Truthfully—if we wanted real comprehensive reform, the ones who would benefit the most would be the airlines, with frequent flyers who happen to have brown skin.

But we don’t dare have this conversation because it’s simpler and easier to hate what you don’t know. It’s easier to ignore that we argue from a “me and mine” mentality in an unfair fight against people who have their hands tied behind their backs.

Those are bigger conversations I hope we can have. At the bare minimum, I just want to provide basic information that so many of us take for granted.

Was VÍGIA built by yourself in a week using AI?

Yup. Just me sitting and thinking about what kind of solutions we could bring to people, and working with AI to make it happen. If I’m honest—creating this actually helps bring attention to something I have been studying and advocating for a long time—the use of AI in low socioeconomic communities.

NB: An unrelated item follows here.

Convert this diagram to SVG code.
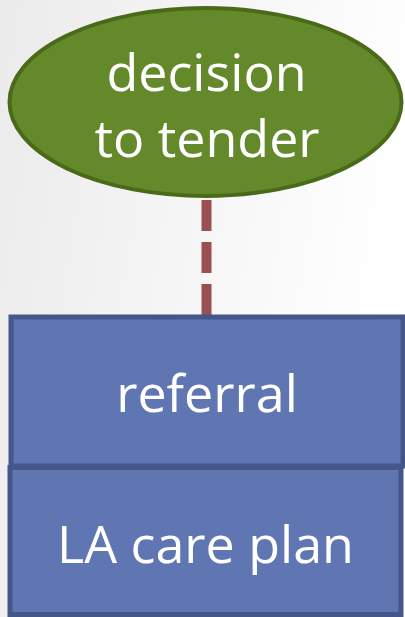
<svg xmlns="http://www.w3.org/2000/svg" width="405" height="617" viewBox="0 0 405 617">
<defs>
<linearGradient id="bg" x1="0" y1="0" x2="1" y2="0.25">
<stop offset="0" stop-color="#ebebeb"/>
<stop offset="1" stop-color="#ffffff"/>
</linearGradient>
</defs>
<style>
.lbl{font-family:"Open Sans","Noto Sans","DejaVu Sans",sans-serif;font-size:52px;fill:#ffffff;text-anchor:middle}
.box{fill:#6076b2;stroke:#45578a;stroke-width:5}
.conn{stroke:#9a5050;stroke-width:10;stroke-dasharray:31 11;fill:none}
</style>
<rect x="0" y="0" width="405" height="617" fill="url(#bg)"/>
<g id="connectors">
<line class="conn" x1="206.5" y1="200" x2="206.5" y2="316"/>
</g>
<g id="decision">
<ellipse cx="205.5" cy="102" rx="196" ry="94" fill="#64892a" stroke="#4a6a1a" stroke-width="4"/>
<text class="lbl" x="206.5" y="91">decision</text>
<text class="lbl" x="207" y="157">to tender</text>
</g>
<g id="referral">
<rect class="box" x="11" y="317" width="392" height="149"/>
<text class="lbl" x="207" y="412">referral</text>
</g>
<g id="careplan">
<rect class="box" x="10" y="467.5" width="391" height="147"/>
<text class="lbl" x="205.5" y="563">LA care plan</text>
</g>
</svg>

While I have the privilege to understand technology, AI, and its potential—it is not lost on me that there are so many communities that look like the one I grew up in that have no idea of its potential.

(See Brown v. Board of Education, 1954; San Antonio Independent School District v. Rodriguez, 1973; Parents Involved in Community Schools v. Seattle School District No. 1, 2007)

There are so many communities that don’t have access to technology or education that exposes them to what AI can do. In some communities I’ve spoken with, they see what we consider trivial uses of AI and, to them—it looks like sorcery.

While the world is in a massive AI race, where companies are making billions of dollars and changing industries, there are entire communities—regardless of race—that don’t even know AI exists. It’s as if there’s a race going 100,000 miles per hour, and millions of people don’t even know the race is happening.

(See FCC v. League of Women Voters of California, 1984; Reno v. American Civil Liberties Union, 1997)

I believe this is creating a new form of digital redlining. Many communities will be left behind because they are never taught how AI could uplift them.

I wish AI companies talked about this more. I want to dedicate myself to finding out how to use AI systems to solve these problems.

If I can sit here and build something like this in just a week—imagine what whole communities could do.

I built this using a website called Bolt.new—it’s game-changing. I also used AI tools for speech encoding (ElevenLabs) and translation (WhisperAI). They don’t even know I’m using them. (Well, Bolt knows now… They think it’s neat.)